# Records for the exercise start

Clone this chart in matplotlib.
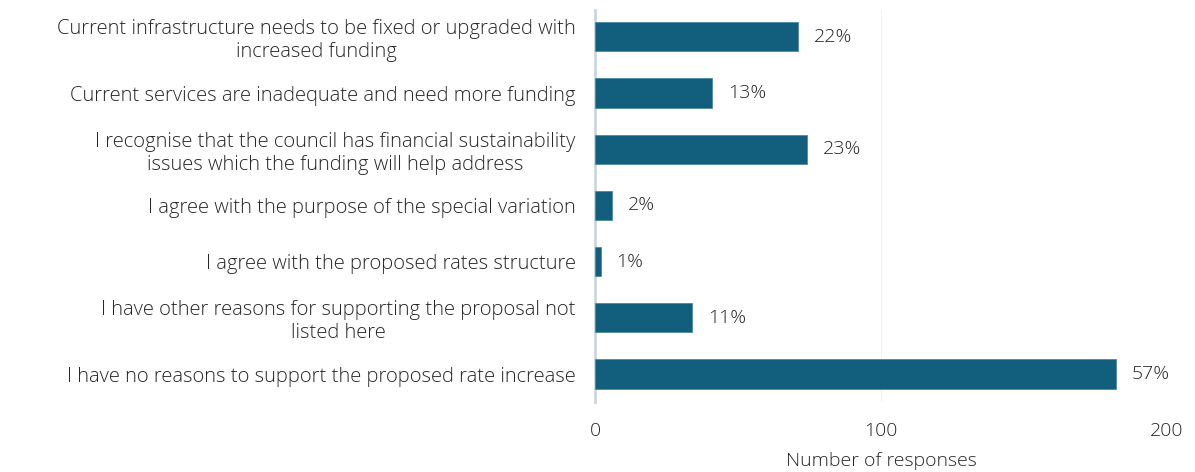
import matplotlib.pyplot as plt

# survey responses: reasons for supporting the proposal
reasons = [
    'Current infrastructure needs to be fixed or upgraded with\nincreased funding',
    'Current services are inadequate and need more funding',
    'I recognise that the council has financial sustainability\nissues which the funding will help address',
    'I agree with the purpose of the special variation',
    'I agree with the proposed rates structure',
    'I have other reasons for supporting the proposal not\nlisted here',
    'I have no reasons to support the proposed rate increase',
]
responses = [71, 41, 74, 6, 2, 34, 182]
pct_labels = ['22%', '13%', '23%', '2%', '1%', '11%', '57%']
x_ticks = [0, 100, 200]

plt.rcParams['font.family'] = ['Open Sans', 'DejaVu Sans']
text_col = '#262626'
bar_col = '#125f7d'
fs = 14.5

fig = plt.figure(figsize=(11.95, 4.72), dpi=100)
ax = fig.add_axes([0.498, 0.148, 0.4786, 0.831])

ypos = list(range(len(reasons)))
ax.barh(ypos, responses, height=0.52, color=bar_col, edgecolor='#4d8aa3', linewidth=0.6, zorder=3)

for y, v, lab in zip(ypos, responses, pct_labels):
    ax.text(v + 5.5, y, lab, va='center', ha='left', fontsize=fs - 0.5,
            color=text_col, fontweight='light')

ax.set_xlim(0, 200)
ax.set_ylim(6.5, -0.48)
ax.set_yticks(ypos)
ax.set_yticklabels(reasons, fontsize=fs, color=text_col, multialignment='center',
                   linespacing=1.2, fontweight='light')
ax.tick_params(axis='y', length=0, pad=14)

ax.set_xticks(x_ticks)
ax.set_xticklabels([str(t) for t in x_ticks], fontsize=fs - 0.5, color=text_col,
                   fontweight='light')
ax.tick_params(axis='x', length=0, pad=14)
ax.set_xlabel('Number of responses', fontsize=fs - 0.5, color=text_col,
              fontweight='light', labelpad=9)

ax.grid(axis='x', color='#f2f2f2', linewidth=0.8, zorder=0)
for s in ['top', 'right', 'bottom']:
    ax.spines[s].set_visible(False)
ax.spines['left'].set_color('#ccd5e0')
ax.spines['left'].set_linewidth(2)

fig.savefig('out.png', dpi=100, facecolor='white')
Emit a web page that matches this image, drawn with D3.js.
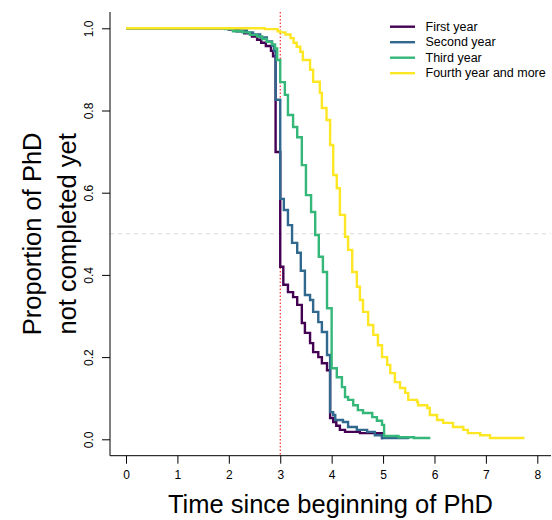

# Records for the exercise end

## Goal
Write out all the entries again, word for word, and print no images.

## Task answer
Clone this chart in matplotlib.
import matplotlib.pyplot as plt

# survey responses: reasons for supporting the proposal
reasons = [
    'Current infrastructure needs to be fixed or upgraded with\nincreased funding',
    'Current services are inadequate and need more funding',
    'I recognise that the council has financial sustainability\nissues which the funding will help address',
    'I agree with the purpose of the special variation',
    'I agree with the proposed rates structure',
    'I have other reasons for supporting the proposal not\nlisted here',
    'I have no reasons to support the proposed rate increase',
]
responses = [71, 41, 74, 6, 2, 34, 182]
pct_labels = ['22%', '13%', '23%', '2%', '1%', '11%', '57%']
x_ticks = [0, 100, 200]

plt.rcParams['font.family'] = ['Open Sans', 'DejaVu Sans']
text_col = '#262626'
bar_col = '#125f7d'
fs = 14.5

fig = plt.figure(figsize=(11.95, 4.72), dpi=100)
ax = fig.add_axes([0.498, 0.148, 0.4786, 0.831])

ypos = list(range(len(reasons)))
ax.barh(ypos, responses, height=0.52, color=bar_col, edgecolor='#4d8aa3', linewidth=0.6, zorder=3)

for y, v, lab in zip(ypos, responses, pct_labels):
    ax.text(v + 5.5, y, lab, va='center', ha='left', fontsize=fs - 0.5,
            color=text_col, fontweight='light')

ax.set_xlim(0, 200)
ax.set_ylim(6.5, -0.48)
ax.set_yticks(ypos)
ax.set_yticklabels(reasons, fontsize=fs, color=text_col, multialignment='center',
                   linespacing=1.2, fontweight='light')
ax.tick_params(axis='y', length=0, pad=14)

ax.set_xticks(x_ticks)
ax.set_xticklabels([str(t) for t in x_ticks], fontsize=fs - 0.5, color=text_col,
                   fontweight='light')
ax.tick_params(axis='x', length=0, pad=14)
ax.set_xlabel('Number of responses', fontsize=fs - 0.5, color=text_col,
              fontweight='light', labelpad=9)

ax.grid(axis='x', color='#f2f2f2', linewidth=0.8, zorder=0)
for s in ['top', 'right', 'bottom']:
    ax.spines[s].set_visible(False)
ax.spines['left'].set_color('#ccd5e0')
ax.spines['left'].set_linewidth(2)

fig.savefig('out.png', dpi=100, facecolor='white')
Emit a web page that matches this image, drawn with D3.js.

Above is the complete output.